#### Set task:
Exactly as written, quote every line that follows, skipping the images.

#### Collected material:
○ ○ ○ ○

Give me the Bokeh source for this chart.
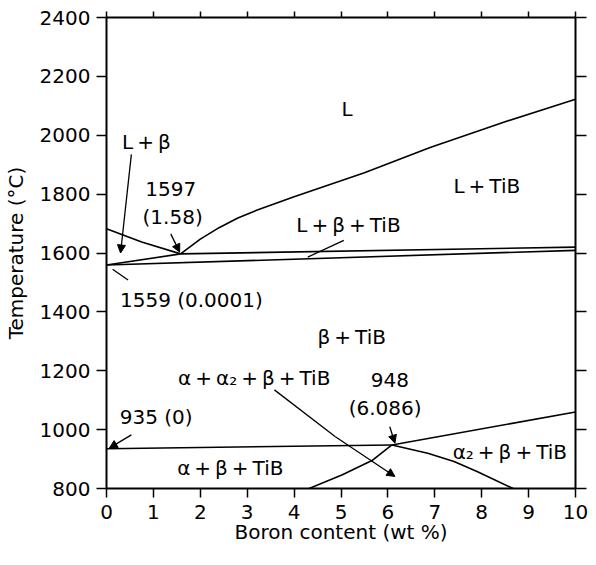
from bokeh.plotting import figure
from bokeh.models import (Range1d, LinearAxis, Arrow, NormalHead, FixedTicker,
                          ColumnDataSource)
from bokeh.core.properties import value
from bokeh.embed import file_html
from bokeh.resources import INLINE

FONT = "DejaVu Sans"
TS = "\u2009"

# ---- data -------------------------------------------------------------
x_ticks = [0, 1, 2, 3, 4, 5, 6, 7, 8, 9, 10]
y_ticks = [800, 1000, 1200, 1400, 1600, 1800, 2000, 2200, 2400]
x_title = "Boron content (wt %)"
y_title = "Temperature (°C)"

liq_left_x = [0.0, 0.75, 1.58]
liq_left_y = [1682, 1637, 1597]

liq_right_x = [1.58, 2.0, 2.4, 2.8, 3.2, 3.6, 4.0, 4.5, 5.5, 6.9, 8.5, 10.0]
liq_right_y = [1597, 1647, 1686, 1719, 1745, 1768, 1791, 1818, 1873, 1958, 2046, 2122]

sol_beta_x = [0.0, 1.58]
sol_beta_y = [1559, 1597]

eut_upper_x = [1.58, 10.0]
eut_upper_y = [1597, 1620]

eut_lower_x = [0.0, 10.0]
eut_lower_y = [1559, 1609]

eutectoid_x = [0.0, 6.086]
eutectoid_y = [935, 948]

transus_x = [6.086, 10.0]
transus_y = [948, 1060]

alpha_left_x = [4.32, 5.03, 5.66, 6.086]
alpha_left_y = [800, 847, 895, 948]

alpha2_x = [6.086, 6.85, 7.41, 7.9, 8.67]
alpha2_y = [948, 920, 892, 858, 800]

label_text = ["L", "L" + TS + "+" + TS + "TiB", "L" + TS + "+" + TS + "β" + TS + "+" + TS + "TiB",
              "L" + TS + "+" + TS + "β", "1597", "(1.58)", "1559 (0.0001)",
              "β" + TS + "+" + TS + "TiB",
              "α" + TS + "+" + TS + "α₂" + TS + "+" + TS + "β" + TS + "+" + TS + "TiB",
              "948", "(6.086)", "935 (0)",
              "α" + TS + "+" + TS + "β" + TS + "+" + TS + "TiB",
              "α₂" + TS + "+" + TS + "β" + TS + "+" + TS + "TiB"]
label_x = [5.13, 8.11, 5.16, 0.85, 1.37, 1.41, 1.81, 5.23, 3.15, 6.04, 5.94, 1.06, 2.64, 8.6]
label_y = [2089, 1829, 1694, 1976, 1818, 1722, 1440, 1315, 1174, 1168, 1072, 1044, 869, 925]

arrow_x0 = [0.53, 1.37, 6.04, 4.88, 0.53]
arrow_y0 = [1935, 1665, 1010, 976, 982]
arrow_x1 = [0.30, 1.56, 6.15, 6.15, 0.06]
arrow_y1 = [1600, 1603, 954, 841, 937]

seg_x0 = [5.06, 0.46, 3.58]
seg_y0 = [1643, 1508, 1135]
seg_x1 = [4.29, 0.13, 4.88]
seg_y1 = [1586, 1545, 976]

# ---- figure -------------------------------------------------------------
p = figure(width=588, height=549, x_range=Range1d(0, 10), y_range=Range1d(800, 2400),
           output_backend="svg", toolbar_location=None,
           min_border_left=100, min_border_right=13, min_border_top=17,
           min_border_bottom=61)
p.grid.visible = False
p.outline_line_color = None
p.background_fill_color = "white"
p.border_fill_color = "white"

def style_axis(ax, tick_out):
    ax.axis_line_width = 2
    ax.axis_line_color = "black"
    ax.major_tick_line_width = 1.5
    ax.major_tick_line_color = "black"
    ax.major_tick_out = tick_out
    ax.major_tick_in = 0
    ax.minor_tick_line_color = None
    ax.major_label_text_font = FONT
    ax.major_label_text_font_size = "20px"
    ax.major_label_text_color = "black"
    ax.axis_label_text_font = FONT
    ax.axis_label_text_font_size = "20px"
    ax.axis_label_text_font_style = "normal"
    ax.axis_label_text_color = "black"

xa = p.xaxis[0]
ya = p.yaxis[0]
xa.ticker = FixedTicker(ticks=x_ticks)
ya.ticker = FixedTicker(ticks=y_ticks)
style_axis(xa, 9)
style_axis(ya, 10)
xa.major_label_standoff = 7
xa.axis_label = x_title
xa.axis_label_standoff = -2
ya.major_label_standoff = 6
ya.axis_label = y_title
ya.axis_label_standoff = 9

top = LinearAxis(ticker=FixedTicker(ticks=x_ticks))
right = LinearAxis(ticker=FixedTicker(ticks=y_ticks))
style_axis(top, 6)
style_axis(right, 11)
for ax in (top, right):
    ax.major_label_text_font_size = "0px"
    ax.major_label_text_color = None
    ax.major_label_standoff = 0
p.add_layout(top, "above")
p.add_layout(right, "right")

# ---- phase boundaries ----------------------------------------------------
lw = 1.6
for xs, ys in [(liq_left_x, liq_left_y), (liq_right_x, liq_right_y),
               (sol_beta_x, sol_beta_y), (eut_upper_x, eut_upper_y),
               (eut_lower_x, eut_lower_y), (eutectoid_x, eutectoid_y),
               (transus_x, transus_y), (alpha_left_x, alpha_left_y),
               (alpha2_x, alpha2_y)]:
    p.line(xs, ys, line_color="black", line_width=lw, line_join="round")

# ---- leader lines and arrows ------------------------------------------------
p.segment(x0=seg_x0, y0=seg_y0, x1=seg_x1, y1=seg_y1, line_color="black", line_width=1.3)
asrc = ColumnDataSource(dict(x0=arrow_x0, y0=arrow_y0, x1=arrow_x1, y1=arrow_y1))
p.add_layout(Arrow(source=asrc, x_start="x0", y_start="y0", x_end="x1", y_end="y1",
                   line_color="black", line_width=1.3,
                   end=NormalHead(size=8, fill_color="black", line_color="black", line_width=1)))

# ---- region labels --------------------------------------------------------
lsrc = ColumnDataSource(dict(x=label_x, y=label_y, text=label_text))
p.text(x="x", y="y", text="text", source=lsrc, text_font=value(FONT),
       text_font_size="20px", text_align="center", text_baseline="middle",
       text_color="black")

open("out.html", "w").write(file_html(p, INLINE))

○ ○ ○ ○

#### Answer to the task:
Give me the Bokeh source for this chart.
from bokeh.plotting import figure
from bokeh.models import (Range1d, LinearAxis, Arrow, NormalHead, FixedTicker,
                          ColumnDataSource)
from bokeh.core.properties import value
from bokeh.embed import file_html
from bokeh.resources import INLINE

FONT = "DejaVu Sans"
TS = "\u2009"

# ---- data -------------------------------------------------------------
x_ticks = [0, 1, 2, 3, 4, 5, 6, 7, 8, 9, 10]
y_ticks = [800, 1000, 1200, 1400, 1600, 1800, 2000, 2200, 2400]
x_title = "Boron content (wt %)"
y_title = "Temperature (°C)"

liq_left_x = [0.0, 0.75, 1.58]
liq_left_y = [1682, 1637, 1597]

liq_right_x = [1.58, 2.0, 2.4, 2.8, 3.2, 3.6, 4.0, 4.5, 5.5, 6.9, 8.5, 10.0]
liq_right_y = [1597, 1647, 1686, 1719, 1745, 1768, 1791, 1818, 1873, 1958, 2046, 2122]

sol_beta_x = [0.0, 1.58]
sol_beta_y = [1559, 1597]

eut_upper_x = [1.58, 10.0]
eut_upper_y = [1597, 1620]

eut_lower_x = [0.0, 10.0]
eut_lower_y = [1559, 1609]

eutectoid_x = [0.0, 6.086]
eutectoid_y = [935, 948]

transus_x = [6.086, 10.0]
transus_y = [948, 1060]

alpha_left_x = [4.32, 5.03, 5.66, 6.086]
alpha_left_y = [800, 847, 895, 948]

alpha2_x = [6.086, 6.85, 7.41, 7.9, 8.67]
alpha2_y = [948, 920, 892, 858, 800]

label_text = ["L", "L" + TS + "+" + TS + "TiB", "L" + TS + "+" + TS + "β" + TS + "+" + TS + "TiB",
              "L" + TS + "+" + TS + "β", "1597", "(1.58)", "1559 (0.0001)",
              "β" + TS + "+" + TS + "TiB",
              "α" + TS + "+" + TS + "α₂" + TS + "+" + TS + "β" + TS + "+" + TS + "TiB",
              "948", "(6.086)", "935 (0)",
              "α" + TS + "+" + TS + "β" + TS + "+" + TS + "TiB",
              "α₂" + TS + "+" + TS + "β" + TS + "+" + TS + "TiB"]
label_x = [5.13, 8.11, 5.16, 0.85, 1.37, 1.41, 1.81, 5.23, 3.15, 6.04, 5.94, 1.06, 2.64, 8.6]
label_y = [2089, 1829, 1694, 1976, 1818, 1722, 1440, 1315, 1174, 1168, 1072, 1044, 869, 925]

arrow_x0 = [0.53, 1.37, 6.04, 4.88, 0.53]
arrow_y0 = [1935, 1665, 1010, 976, 982]
arrow_x1 = [0.30, 1.56, 6.15, 6.15, 0.06]
arrow_y1 = [1600, 1603, 954, 841, 937]

seg_x0 = [5.06, 0.46, 3.58]
seg_y0 = [1643, 1508, 1135]
seg_x1 = [4.29, 0.13, 4.88]
seg_y1 = [1586, 1545, 976]

# ---- figure -------------------------------------------------------------
p = figure(width=588, height=549, x_range=Range1d(0, 10), y_range=Range1d(800, 2400),
           output_backend="svg", toolbar_location=None,
           min_border_left=100, min_border_right=13, min_border_top=17,
           min_border_bottom=61)
p.grid.visible = False
p.outline_line_color = None
p.background_fill_color = "white"
p.border_fill_color = "white"

def style_axis(ax, tick_out):
    ax.axis_line_width = 2
    ax.axis_line_color = "black"
    ax.major_tick_line_width = 1.5
    ax.major_tick_line_color = "black"
    ax.major_tick_out = tick_out
    ax.major_tick_in = 0
    ax.minor_tick_line_color = None
    ax.major_label_text_font = FONT
    ax.major_label_text_font_size = "20px"
    ax.major_label_text_color = "black"
    ax.axis_label_text_font = FONT
    ax.axis_label_text_font_size = "20px"
    ax.axis_label_text_font_style = "normal"
    ax.axis_label_text_color = "black"

xa = p.xaxis[0]
ya = p.yaxis[0]
xa.ticker = FixedTicker(ticks=x_ticks)
ya.ticker = FixedTicker(ticks=y_ticks)
style_axis(xa, 9)
style_axis(ya, 10)
xa.major_label_standoff = 7
xa.axis_label = x_title
xa.axis_label_standoff = -2
ya.major_label_standoff = 6
ya.axis_label = y_title
ya.axis_label_standoff = 9

top = LinearAxis(ticker=FixedTicker(ticks=x_ticks))
right = LinearAxis(ticker=FixedTicker(ticks=y_ticks))
style_axis(top, 6)
style_axis(right, 11)
for ax in (top, right):
    ax.major_label_text_font_size = "0px"
    ax.major_label_text_color = None
    ax.major_label_standoff = 0
p.add_layout(top, "above")
p.add_layout(right, "right")

# ---- phase boundaries ----------------------------------------------------
lw = 1.6
for xs, ys in [(liq_left_x, liq_left_y), (liq_right_x, liq_right_y),
               (sol_beta_x, sol_beta_y), (eut_upper_x, eut_upper_y),
               (eut_lower_x, eut_lower_y), (eutectoid_x, eutectoid_y),
               (transus_x, transus_y), (alpha_left_x, alpha_left_y),
               (alpha2_x, alpha2_y)]:
    p.line(xs, ys, line_color="black", line_width=lw, line_join="round")

# ---- leader lines and arrows ------------------------------------------------
p.segment(x0=seg_x0, y0=seg_y0, x1=seg_x1, y1=seg_y1, line_color="black", line_width=1.3)
asrc = ColumnDataSource(dict(x0=arrow_x0, y0=arrow_y0, x1=arrow_x1, y1=arrow_y1))
p.add_layout(Arrow(source=asrc, x_start="x0", y_start="y0", x_end="x1", y_end="y1",
                   line_color="black", line_width=1.3,
                   end=NormalHead(size=8, fill_color="black", line_color="black", line_width=1)))

# ---- region labels --------------------------------------------------------
lsrc = ColumnDataSource(dict(x=label_x, y=label_y, text=label_text))
p.text(x="x", y="y", text="text", source=lsrc, text_font=value(FONT),
       text_font_size="20px", text_align="center", text_baseline="middle",
       text_color="black")

open("out.html", "w").write(file_html(p, INLINE))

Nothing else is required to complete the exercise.